V is a vector space over F.

Prove [tex]r\vec{0} = \vec{0}[/tex]

for all r in F and v in V.

## Homework Equations

Properties of a vector space:

1. associativity

2. commutativity

3. zero vector

4. additive inverse

5. scalar multiplication:

1u = u (and a few others)

I worked this similar to another proof:

[tex]r\vec{0} = r(\vec{0} + \vec{0})[/tex]

[tex]r\vec{0} = r\vec{0} + r\vec{0}[/tex]

[tex]r\vec{0} + (-r\vec{0}) = (r\vec{0} + r\vec{0}) + (-r\vec{0})[/tex]

[tex]r\vec{0} + (-r\vec{0}) = r\vec{0} + (r\vec{0} + (-r\vec{0}))[/tex]

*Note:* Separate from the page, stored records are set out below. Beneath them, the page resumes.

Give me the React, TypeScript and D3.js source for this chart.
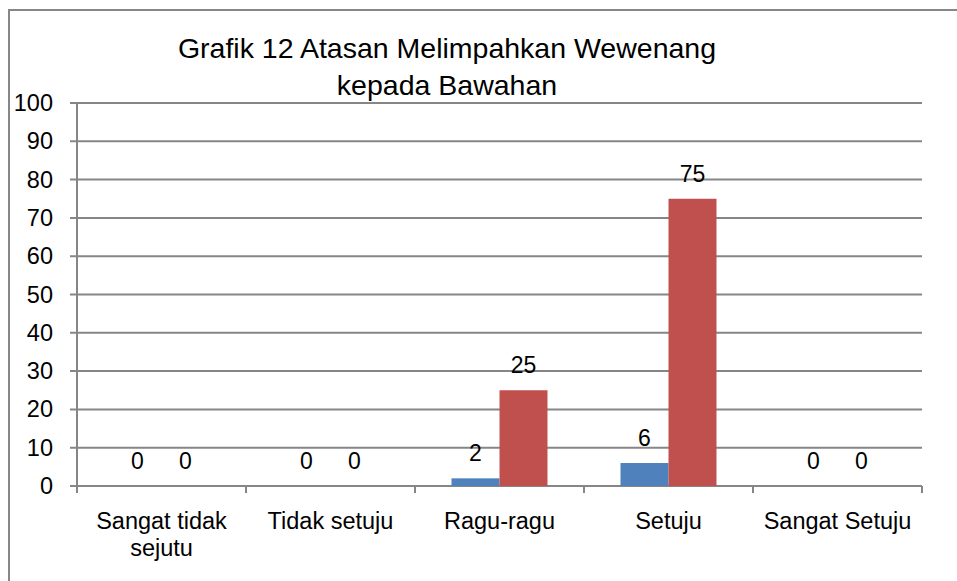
import React from "react";
import * as d3 from "d3";

const categories = ["Sangat tidak\nsejutu", "Tidak setuju", "Ragu-ragu", "Setuju", "Sangat Setuju"];
const seriesA = [0, 0, 2, 6, 0];
const seriesB = [0, 0, 25, 75, 0];
const yTicks = [0, 10, 20, 30, 40, 50, 60, 70, 80, 90, 100];
const titleLines = ["Grafik 12 Atasan Melimpahkan Wewenang", "kepada Bawahan"];

const W = 957;
const H = 581;
const margin = { top: 103, right: 35, bottom: 95, left: 77 };
const font = "'Liberation Sans', Arial, sans-serif";
const colors = ["#4F81BD", "#C0504D"];
const grey = "#868686";

const App = () => {
  const x = d3
    .scaleBand()
    .domain(categories)
    .range([margin.left, W - margin.right])
    .paddingInner(0.432)
    .paddingOuter(0.216);

  const cat = d3
    .scaleBand()
    .domain(categories)
    .range([margin.left, W - margin.right]);

  const inner = d3.scaleBand().domain(["a", "b"]).range([0, x.bandwidth()]);

  const y = d3
    .scaleLinear()
    .domain([0, 100])
    .range([H - margin.bottom, margin.top]);

  const series = [seriesA, seriesB];
  const x0 = margin.left;
  const x1 = W - margin.right;

  return (
    <svg
      width={W}
      height={H}
      style={{ position: "absolute", left: 0, top: 0, background: "#fff" }}
      fontFamily={font}
    >
      <rect x={9} y={10} width={980} height={620} fill="none" stroke="#878787" strokeWidth={2} />

      {/* title */}
      {titleLines.map((t, i) => (
        <text key={t} x={447} y={58 + i * 37} textAnchor="middle" fontSize={28.5} fill="#000">
          {t}
        </text>
      ))}

      {/* gridlines + y ticks */}
      {yTicks.map((t) => (
        <g key={t}>
          <line x1={x0 - 7} x2={x1} y1={y(t)} y2={y(t)} stroke={grey} strokeWidth={2} />
          <text x={53} y={y(t) + 8} textAnchor="end" fontSize={23.5} fill="#000">
            {t}
          </text>
        </g>
      ))}

      {/* y axis */}
      <line x1={x0} x2={x0} y1={y(100)} y2={y(0) + 7} stroke={grey} strokeWidth={2} />

      {/* x category ticks */}
      {categories.map((c) => (
        <line key={c} x1={(cat(c) ?? 0) + cat.bandwidth()} x2={(cat(c) ?? 0) + cat.bandwidth()} y1={y(0)} y2={y(0) + 7} stroke={grey} strokeWidth={2} />
      ))}

      {/* bars */}
      {series.map((s, si) =>
        s.map((v, i) => {
          const bx = (x(categories[i]) ?? 0) + (inner(si === 0 ? "a" : "b") ?? 0);
          return (
            <g key={`${si}-${i}`}>
              {v > 0 && (
                <rect x={bx} y={y(v)} width={inner.bandwidth()} height={y(0) - y(v)} fill={colors[si]} />
              )}
              <text x={bx + inner.bandwidth() / 2} y={y(v) - 17} textAnchor="middle" fontSize={23} fill="#000">
                {v}
              </text>
            </g>
          );
        })
      )}

      {/* x labels */}
      {categories.map((c) => {
        const cx = (cat(c) ?? 0) + cat.bandwidth() / 2;
        return (
          <text key={c} x={cx} y={529} textAnchor="middle" fontSize={23.5} fill="#000">
            {c.split("\n").map((l, i) => (
              <tspan key={l} x={cx} dy={i === 0 ? 0 : 27}>
                {l}
              </tspan>
            ))}
          </text>
        );
      })}
    </svg>
  );
};

export default App;
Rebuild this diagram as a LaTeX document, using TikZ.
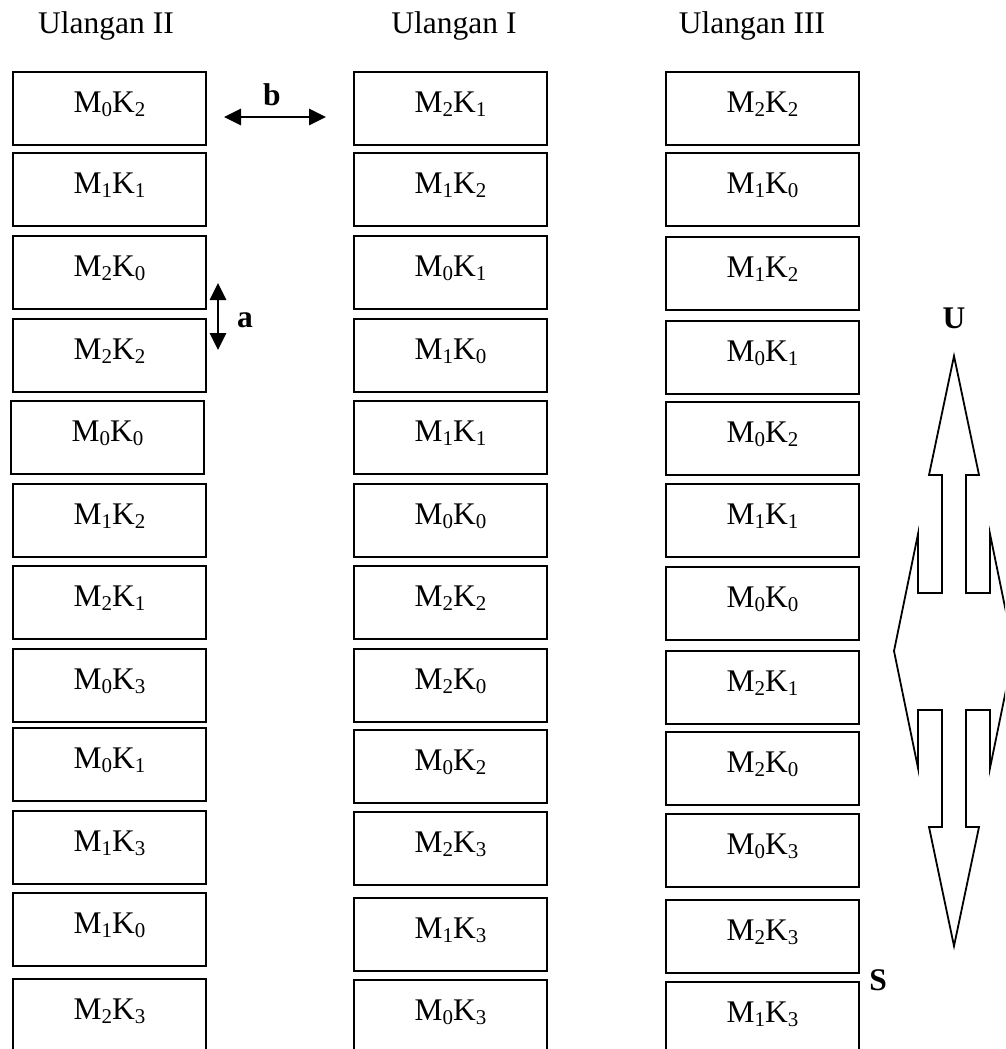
\documentclass[tikz,border=0pt]{standalone}
\usepackage{fontspec}
\setmainfont{Liberation Serif}
\usetikzlibrary{arrows.meta}
\newcommand{\mysb}[1]{\raisebox{-4pt}{\fontsize{21}{21}\selectfont #1}}
\newcommand{\MK}[2]{M\mysb{#1}K\mysb{#2}}
\begin{document}
\begin{tikzpicture}[x=1pt,y=-1pt,
  plotbox/.style={draw, line width=1.8pt, minimum width=193pt, minimum height=73pt,
    inner sep=0pt, text height=40.5pt, text depth=32.5pt, anchor=north west,
    font=\fontsize{31.5}{36}\selectfont},
  title/.style={anchor=base, inner sep=0pt, font=\fontsize{31.5}{36}\selectfont},
  lbl/.style={anchor=base, inner sep=0pt, font=\fontsize{31.5}{36}\selectfont\bfseries},
  dbl/.style={line width=2.8pt, {Triangle[length=17pt,width=16pt]}-{Triangle[length=17pt,width=16pt]}},
  compass/.style={line width=1.8pt, line join=miter}]
\useasboundingbox (0,0) rectangle (1005,1049);
\clip (0,0) rectangle (1005,1049);
\fill[white] (0,0) rectangle (1005,1049);

% titles
\node[title] (t2) at (106,34) {Ulangan II};
\node[title] (t1) at (454,34) {Ulangan I};
\node[title] (t3) at (752,34) {Ulangan III};

% column Ulangan II
\foreach \t/\x/\i/\j [count=\n] in {71/12/0/2, 152/12/1/1, 235/12/2/0, 318/12/2/2, 400/10/0/0, 483/12/1/2,
    565/12/2/1, 648/12/0/3, 727/12/0/1, 810/12/1/3, 892/12/1/0, 978/12/2/3}
  \node[plotbox] (a\n) at (\x,\t) {\MK{\i}{\j}};

% column Ulangan I
\foreach \t/\i/\j [count=\n] in {71/2/1, 152/1/2, 235/0/1, 318/1/0, 400/1/1, 483/0/0,
    565/2/2, 648/2/0, 729/0/2, 811/2/3, 897/1/3, 979/0/3}
  \node[plotbox] (b\n) at (353,\t) {\MK{\i}{\j}};

% column Ulangan III
\foreach \t/\i/\j [count=\n] in {71/2/2, 152/1/0, 236/1/2, 320/0/1, 401/0/2, 483/1/1,
    566/0/0, 650/2/1, 731/2/0, 813/0/3, 899/2/3, 981/1/3}
  \node[plotbox] (c\n) at (665,\t) {\MK{\i}{\j}};

% spacing arrows
\coordinate (bL) at (224,117);
\coordinate (bR) at (326,117);
\draw[dbl] (bL) -- (bR);
\node[lbl] (lb) at (272,105) {b};

\coordinate (aT) at (218,283);
\coordinate (aB) at (218,350);
\draw[dbl] (aT) -- (aB);
\node[lbl] (la) at (245,327) {a};

% compass
\node[lbl] (U) at (954,328) {U};
\node[lbl] (S) at (878,990) {S};
\draw[compass] (954,356) -- (979,475) -- (966,475) -- (966,593) -- (990,593) -- (990,534)
  -- (1014,651) -- (990,768) -- (990,710) -- (966,710) -- (966,827) -- (979,827)
  -- (954,946) -- (929,827) -- (942,827) -- (942,710) -- (918,710) -- (918,768)
  -- (894,651) -- (918,534) -- (918,593) -- (942,593) -- (942,475) -- (929,475) -- cycle;
\end{tikzpicture}
\end{document}
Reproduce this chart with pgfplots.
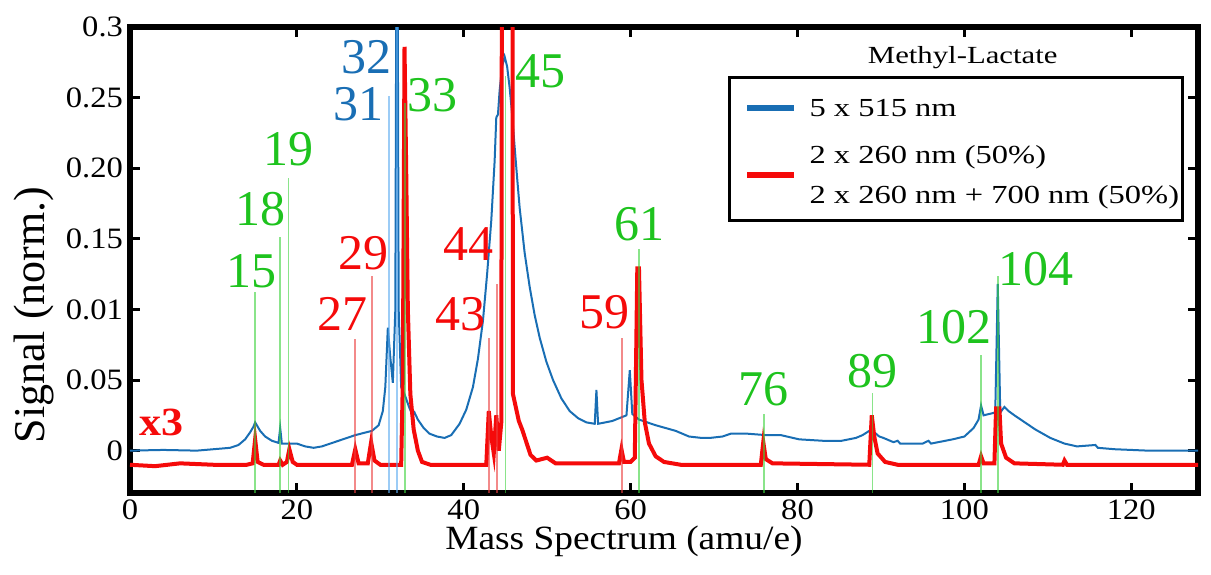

[tex]\vec{0} = r\vec{0} + \vec{0}[/tex]

[tex]\vec{0} = r\vec{0}[/tex]

There may be other issues but my main one is that I assume:

[tex]r\vec{0} + (-r\vec{0}) = \vec{0}[/tex]

where in our definitions we only give(ie, not multiplied by a scalar):

[tex]\vec{v} + (-\vec{v}) = \vec{0}[/tex]

Now if I try to prove that rv + -rv = 0 I have to use the proof of the original problem !

Am I going about this the wrong way?